Y de ahí, a otro momento dialógico de mayor dureza, donde Aitana Sánchez-Gijón cede su voz y cuerpo para que lo habiten por última vez juntos Medea y Jasón. De él resulta el reconocimiento de que la verdadera debilidad de Jasón son sus hijos y la decisión de Medea para invocar su magia y poner en marcha su venganza. La dramatización de la invocación resulta de un poderío escénico inusitado, de un desgaste actoral, físico y psíquico, que afecta al mismo espectador, que llega a sentir la posesión del cuerpo y del alma con el personaje, mientras retumban para todos, a modo de satánico estribillo, las palabras «no hay mayor dolor que el amor». Vuelve la actriz del trance al personaje único de Medea para interactuar primero con el coro, su público, al que invita a reírse con ella de la muerte de Creúsa y Creonte, y después con sus hijos en escena, hechos luz en vida y oscuridad total cuando les da muerte.
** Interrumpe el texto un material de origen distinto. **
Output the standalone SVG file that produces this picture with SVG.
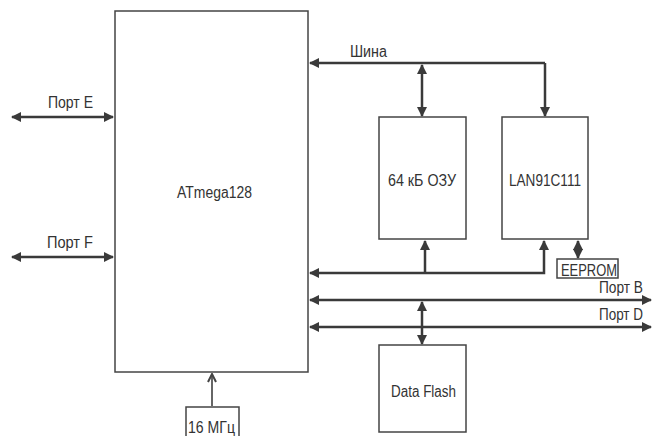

Y todo ello recorrido por la intensidad y modulaciones de la lectura; las miradas directas, lentas y pausadas, al auditorio; la traducción escénica de las acotaciones del texto dramático, como la de ese grito de mujer tenebroso, tan inquietante cuando se traslada sólo dicho, mirando al público, fijamente, como cuando se hace sonar con el desgarro máximo hasta el silencio que duele y ruge más que el propio grito; la expresividad del rostro de la actriz, que consigue iguales efectos ya sea desde la inexpresividad de unos ojos que congelan el alma hasta el estado enajenado y fuera de sí, enloquecido y transido, de su mirada y de todo el cuerpo; los movimientos en escena, de los más bruscos, como la dramatización de la invocación, que alertan del trance del personaje y de la actriz para entrar o salir del mismo, hasta los más delicados y poéticos, como el abrazo al aíre de Medea a las luces que son sus hijos. Todo un despliegue del arte de la interpretación, desde luego.
Este montaje dirigido por Andrés Lima supone un honesto homenaje al personaje complejo y trágico de Medea, víctima y verdugo, humano y diabólico a un tiempo; al teatro que nace y se hace desde las mismas pasiones, que irrumpen en escena para quedarse, haciéndose voz, cuerpo, emoción y sentimiento; y a la grandeza y esfuerzo del más puro trabajo actoral, del que Aitana Sánchez-Gijón supone un buen ejemplo, pues supera creciéndose cada uno de los retos escénicos que le exige la dramatización del personaje y este íntimo montaje. Todo ello en conjunto, un intenso placer teatral, absolutamente recomendable.